The Show filters button allows you to filter these rows by selected column(s).
The Clone diffs and materialize results button allows you to rerun existing data diffs with results materialized in the warehouse, as well as any other desired modifications.
Column Profiles
Column Profiles displays aggregate statistics and distributions including averages, counts, ranges, and histogram charts representing column-level differences.
The Show filters button allows you to adjust chart values by relative (percentage) or absolute numbers.
Values
This tab displays rows where at least one column value differs between the datasets being compared. It is useful for quickly assessing the extent of discrepancies between the two datasets.

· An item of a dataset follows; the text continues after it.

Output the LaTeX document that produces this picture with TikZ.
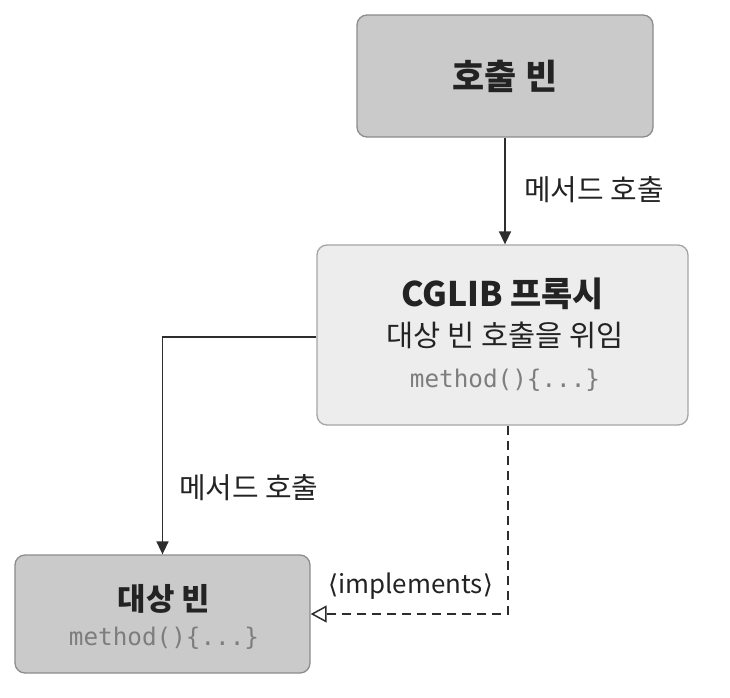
\documentclass[tikz,border=0pt]{standalone}
\usepackage{fontspec}
\setmainfont{Noto Sans CJK KR}
\setmonofont{DejaVu Sans Mono}
\newfontfamily\dejavu{DejaVu Sans}
\newfontfamily\latinsans{Liberation Sans}
\usetikzlibrary{arrows.meta}
\definecolor{darkbox}{RGB}{202,202,202}
\definecolor{darkborder}{RGB}{140,140,140}
\definecolor{lightbox}{RGB}{237,237,237}
\definecolor{lightborder}{RGB}{165,165,165}
\definecolor{inktext}{RGB}{35,35,35}
\definecolor{codegray}{RGB}{125,125,125}
\definecolor{lineink}{RGB}{45,45,45}
\tikzset{
  darkbeanbox/.style={draw=darkborder, fill=darkbox, line width=1.3bp, rounded corners=10bp, align=center, text=inktext},
  lightbeanbox/.style={draw=lightborder, fill=lightbox, line width=1.3bp, rounded corners=10bp, align=center, text=inktext},
  callarrow/.style={draw=lineink, line width=1.5bp, -{Triangle[width=12bp,length=13bp]}},
  implarrow/.style={draw=lineink, line width=1.5bp, dash pattern=on 9bp off 6bp, -{Triangle[open,width=17bp,length=16bp,fill=white]}},
  lbl/.style={text=inktext, font=\fontsize{29}{34}\selectfont, inner sep=0pt},
}
\newcommand{\codetxt}[1]{{\ttfamily\color{codegray}\fontsize{24.4}{28}\selectfont #1}}
\begin{document}
\begin{tikzpicture}[x=1bp,y=-1bp]
\useasboundingbox (0,0) rectangle (730,698);
\node[darkbeanbox, minimum width=296bp, minimum height=122bp, font=\fontsize{35}{40}\selectfont\bfseries] (caller) at (505,76) {호출 빈};
\node[lightbeanbox, minimum width=371bp, minimum height=180bp] (proxy) at (502.5,335) {};
\node[text=inktext, font=\fontsize{34}{38}\selectfont\bfseries, inner sep=0pt] (proxyt1) at (502.5,294) {CGLIB 프록시};
\node[text=inktext, font=\fontsize{29.6}{34}\selectfont, inner sep=0pt] (proxyt2) at (505,335) {대상 빈 호출을 위임};
\node[inner sep=0pt] (proxyt3) at (505,380) {\codetxt{method()\{...\}}};
\node[darkbeanbox, minimum width=295bp, minimum height=118bp] (target) at (162.5,614) {};
\node[text=inktext, font=\fontsize{31}{36}\selectfont\bfseries, inner sep=0pt] (targett1) at (164,599) {대상 빈};
\node[inner sep=0pt] (targett2) at (164,638) {\codetxt{method()\{...\}}};
\coordinate (dashx) at (508,0);
\draw[callarrow] (caller.south) -- (caller.south |- proxy.north);
\draw[callarrow] (proxy.west |- 0,337) -| (target.north);
\draw[implarrow] (proxy.south -| dashx) |- (target.east);
\node[lbl, anchor=west] (lbltop) at (524,190) {메서드 호출};
\node[lbl, anchor=west] (lblleft) at (179,488) {메서드 호출};
\node[lbl, anchor=west, font=\fontsize{26}{30}\selectfont] (lblimpl) at (328,586) {{\dejavu ⟨}implements{\dejavu ⟩}};
\end{tikzpicture}
\end{document}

The Show filters button enables the following features:
- Highlight characters: highlight value differences between tables
- % of difference: filters and displays columns based on the specified percentage range of value differences
Timeline
The Timeline tab is a specialized feature that only appears if the time-series dimension column has been selected. It graphically represents data differences over time to highlight discrepancies. It only displays columns with data differences, and differences are presented as the share of mismatched data (percentage mismatched).

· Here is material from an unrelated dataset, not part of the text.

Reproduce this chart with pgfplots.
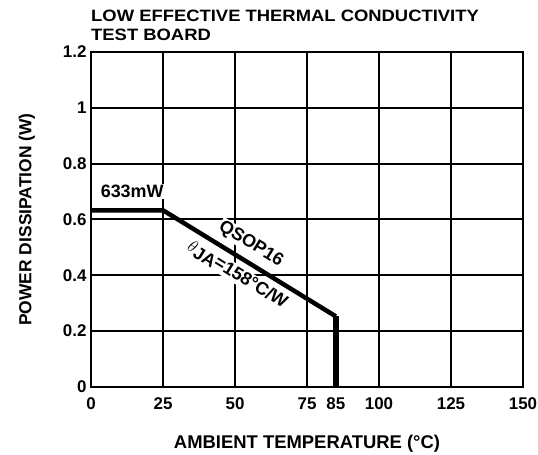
\documentclass[border=0pt]{standalone}
\usepackage{fontspec}
\setmainfont{Liberation Sans}
\usepackage{pgfplots}
\pgfplotsset{compat=1.18}
\begin{document}
\begin{tikzpicture}[x=1bp,y=1bp]
\path[use as bounding box] (0,0) rectangle (538,455);
\begin{axis}[
  at={(91bp,68bp)}, anchor=south west,
  scale only axis, width=432bp, height=335bp,
  xmin=0, xmax=150, ymin=0, ymax=1.2,
  xtick={0,25,50,75,100,125,150},
  extra x ticks={85},
  extra x tick style={grid=none},
  ytick={0,0.2,0.4,0.6,0.8,1,1.2},
  grid=major,
  major grid style={black, line width=2bp},
  axis line style={black, line width=2.4bp},
  tick style={draw=none},
  /pgf/number format/assume math mode=true,
  ticklabel style={font=\fontsize{17}{18}\selectfont\bfseries},
  xticklabel style={yshift=-7bp},
  yticklabel style={xshift=-1bp},
  xlabel={AMBIENT TEMPERATURE (°C)},
  ylabel={POWER DISSIPATION (W)},
  xlabel style={font=\fontsize{18.5}{19}\selectfont\bfseries, yshift=-19bp},
  ylabel style={font=\fontsize{17.5}{19}\selectfont\bfseries, yshift=21bp},
  clip=false,
]
\node[font=\fontsize{18}{18}\selectfont\bfseries, fill=white, inner sep=1bp] at (axis cs:14.3,0.70) {633mW};
\node[font=\fontsize{18}{18}\selectfont\bfseries, fill=white, inner sep=1bp, rotate=-31.7] at (axis cs:55.5,0.512) {QSOP16};
\node[font=\fontsize{18}{18}\selectfont\bfseries, fill=white, inner sep=1bp, rotate=-31.7] at (axis cs:50.8,0.402) {$\theta$\raisebox{-3bp}{JA}=158°C/W};
\addplot[black, line width=4.5bp, line join=miter] coordinates {(0,0.633) (25,0.633) (85,0.253)};
\addplot[black, line width=6bp] coordinates {(85,0.253) (85,0)};
\end{axis}
\node[anchor=north west, align=left, font=\fontsize{16.5}{18.5}\selectfont\bfseries\addfontfeatures{FakeStretch=1.12}, inner sep=0pt] at (91,445) {LOW EFFECTIVE THERMAL CONDUCTIVITY\\TEST BOARD};
\end{tikzpicture}
\end{document}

This feature offers enhanced clarity in pinpointing inconsistencies, supports informed decision-making through visual data representation, and increases efficiency in identifying and resolving data-related issues.
The Timeline feature is particularly useful in scenarios where an incremental model is mismanaged, leading to improper backfilling. It allows users to visually track the inconsistencies that arise over time due to the mismanagement. This graphical representation makes it easier to pinpoint the specific time frames where the errors occurred, facilitating a more targeted approach to rectify these issues.

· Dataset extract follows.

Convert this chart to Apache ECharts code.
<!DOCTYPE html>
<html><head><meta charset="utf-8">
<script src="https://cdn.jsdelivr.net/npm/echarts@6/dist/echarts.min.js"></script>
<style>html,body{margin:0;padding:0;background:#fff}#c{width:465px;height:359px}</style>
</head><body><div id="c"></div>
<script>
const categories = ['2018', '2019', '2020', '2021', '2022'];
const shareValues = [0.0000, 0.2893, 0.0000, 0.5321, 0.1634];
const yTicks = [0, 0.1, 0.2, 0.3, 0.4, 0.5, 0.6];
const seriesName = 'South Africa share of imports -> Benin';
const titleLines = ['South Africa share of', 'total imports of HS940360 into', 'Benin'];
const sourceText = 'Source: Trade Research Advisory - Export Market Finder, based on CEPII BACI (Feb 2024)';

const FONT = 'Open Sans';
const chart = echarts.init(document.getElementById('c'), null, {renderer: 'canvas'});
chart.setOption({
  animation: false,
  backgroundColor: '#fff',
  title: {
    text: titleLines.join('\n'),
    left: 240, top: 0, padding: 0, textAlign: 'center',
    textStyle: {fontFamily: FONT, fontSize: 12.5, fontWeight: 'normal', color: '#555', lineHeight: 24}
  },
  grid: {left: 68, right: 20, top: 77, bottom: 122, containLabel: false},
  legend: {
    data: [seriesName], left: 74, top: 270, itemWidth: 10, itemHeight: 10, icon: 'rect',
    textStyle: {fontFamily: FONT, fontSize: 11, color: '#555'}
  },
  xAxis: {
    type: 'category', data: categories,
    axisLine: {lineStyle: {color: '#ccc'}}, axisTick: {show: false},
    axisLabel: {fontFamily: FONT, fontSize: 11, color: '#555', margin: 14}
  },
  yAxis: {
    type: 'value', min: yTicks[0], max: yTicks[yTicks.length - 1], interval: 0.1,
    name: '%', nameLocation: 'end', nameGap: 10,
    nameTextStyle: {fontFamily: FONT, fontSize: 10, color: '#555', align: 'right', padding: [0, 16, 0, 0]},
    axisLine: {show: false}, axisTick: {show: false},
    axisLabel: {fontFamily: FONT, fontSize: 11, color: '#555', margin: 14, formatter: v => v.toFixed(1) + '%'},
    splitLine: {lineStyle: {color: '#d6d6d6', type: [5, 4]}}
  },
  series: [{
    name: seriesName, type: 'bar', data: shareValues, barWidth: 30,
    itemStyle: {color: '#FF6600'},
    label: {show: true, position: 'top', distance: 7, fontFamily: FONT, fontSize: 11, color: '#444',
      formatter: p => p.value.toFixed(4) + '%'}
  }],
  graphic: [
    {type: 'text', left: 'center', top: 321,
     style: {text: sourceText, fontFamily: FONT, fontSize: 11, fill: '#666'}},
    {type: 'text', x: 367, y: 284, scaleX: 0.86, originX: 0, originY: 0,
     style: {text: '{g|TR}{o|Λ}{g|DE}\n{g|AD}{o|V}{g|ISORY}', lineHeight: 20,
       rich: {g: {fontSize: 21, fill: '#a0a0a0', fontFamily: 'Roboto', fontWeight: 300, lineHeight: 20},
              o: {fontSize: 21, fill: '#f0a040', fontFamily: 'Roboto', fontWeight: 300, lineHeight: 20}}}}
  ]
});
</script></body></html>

It is also useful in correlating data differences with specific time intervals that coincide with changing data connections. When switching over or stitching together different data connections, there’s often a shift in how data behaves over time. The Timeline graph helps flag the potential impact of the source change on data consistency and integrity.
Downstream Impact
This tab displays all associated BI and data app dependencies, such as dashboards and views, linked to the compared datasets. This helps visually illustrate the impact of data changes on downstream data assets.
Each listed dependency is shown with a link to its lineage diagram within Datafold’s column-level lineage. You can you can filter by tables or columns within tables, or open this view in Data Explorer for further analysis.